Given an instance \(\mathcal{I}=(a_1, a_2, \cdots , a_{3r}; E)\) of 3-Partition, Agnetis et al. [3] constructed an instance \(\mathcal{I}'\) of the decision version of Problem 1.3 by the following way:

• Set \(\mathcal{J}^A\) consists 3r jobs \(J_1^A, J_2^A, \cdots , J_{3r}^A\) with \(p_i^A=w_i^A =a_i\), \(1\leqslant i\leqslant 3r\).

• Set \(\mathcal{J}^B\) consists r jobs \(J_1^B, J_2^B, \cdots , J_{r}^B\) with \(p_j^B=E\) and \(w_j^B =E^{3(r-j)}\), \(1\leqslant j\leqslant r\).
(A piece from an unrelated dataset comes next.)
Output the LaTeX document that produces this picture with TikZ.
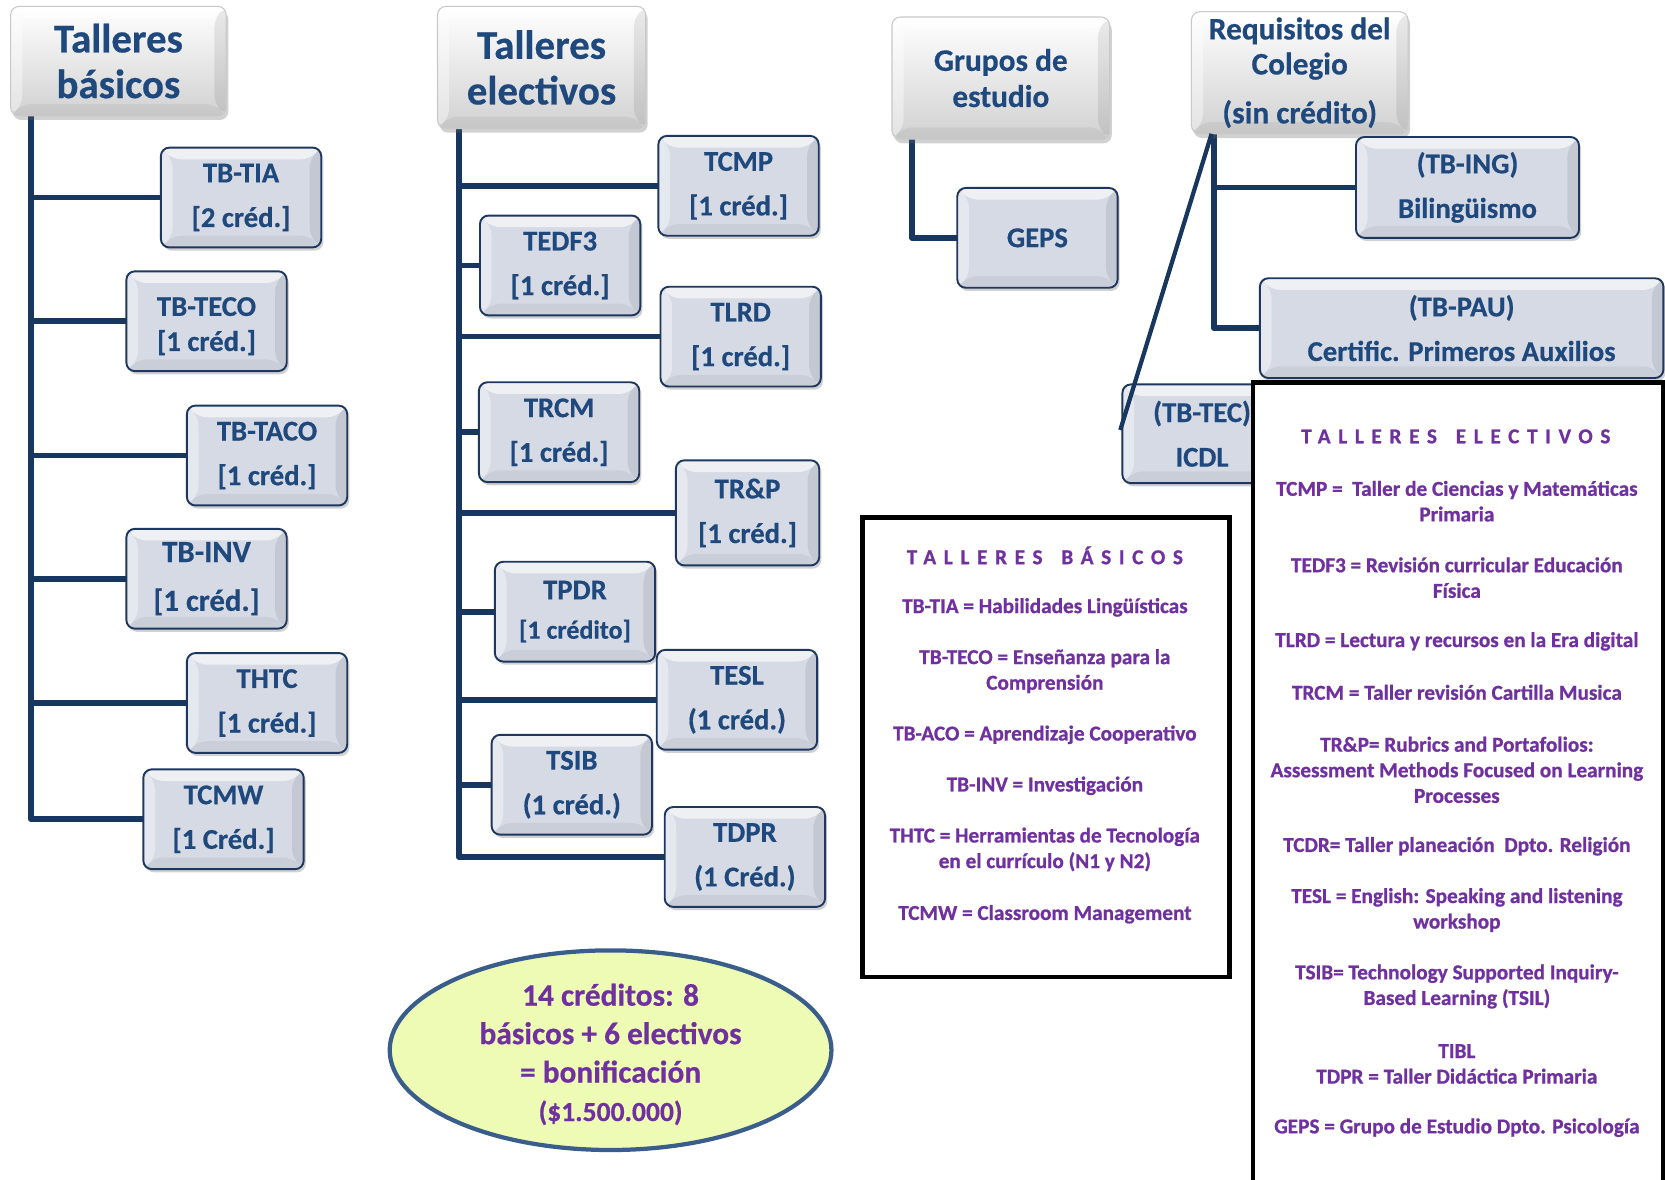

• \(Y_A= \sum _{1\leqslant i\leqslant j\leqslant 3r}a_ia_j +\frac{r(r-1)}{2} E^2\).

• \(Y_B = \sum _{j=1}^r (2j-1)E^{3(r-j)+1}\).

• The decision asks whether there is a desired schedule \(\sigma \) such that \(\sum _{1\leqslant i\leqslant 3r}w_i^AC_i^A(\sigma ) \leqslant Y_A\) and \(\sum _{1\leqslant j\leqslant r} w_j^BC_j^B(\sigma ) \leqslant Y_B\).

Then the authors showed that the instance \(\mathcal{I}\) of 3-Partition has a solution if and only if the scheduling instance \(\mathcal{I}'\) has a desired schedule. After this, the authors claimed that Problem 1.3 is unary NP-hard.

In fact, such proof is invalid. The flaw in the proof is that the instance reduction cannot be realized in a polynomial time under unary encoding.

Note that the size of the instance of 3-Partition under unary encoding is given by \(\text{ size }(\mathcal{I})= O(a_1+a_2+\cdots +a_{3r}+ E) = O((3r+1)E) =O(rE)\). Alternatively, the size of the scheduling instance under unary encoding is given by \(\text{ size }(\mathcal{I}')\geqslant \sum _{1\leqslant i\leqslant 3r}(p_i^A+w_i^A) + \sum _{1\leqslant j\leqslant r}(p_j^B+w_j^B) +Y_A +Y_B > E^r\). Clearly, \(\text{ size }(\mathcal{I}')>E^r\) cannot be bounded by a polynomial of \(\text{ size }(\mathcal{I})= O(rE)\). It follows that the instance reduction established as above is not a polynomial reduction under unary encoding. Then we conclude that the unary NP-hardness proof for Problem 1.3 in Agnetis et al. [3] is invalid.

Note that the binary NP-hardness of problem \(1|\text{ CO },~\sum _{J_j\in \mathcal{J}^{(2)}} C_j\leqslant Q|\sum _{J_j\in \mathcal{J}^{(1)}} C_j\) provided in Agnetis et al. [1] implies that Problem 1.3 is at least binary NP-hard. Then the exact complexity (unary NP-hard or pseudo-polynomial-time solvability) of Problem 1.3 is still open.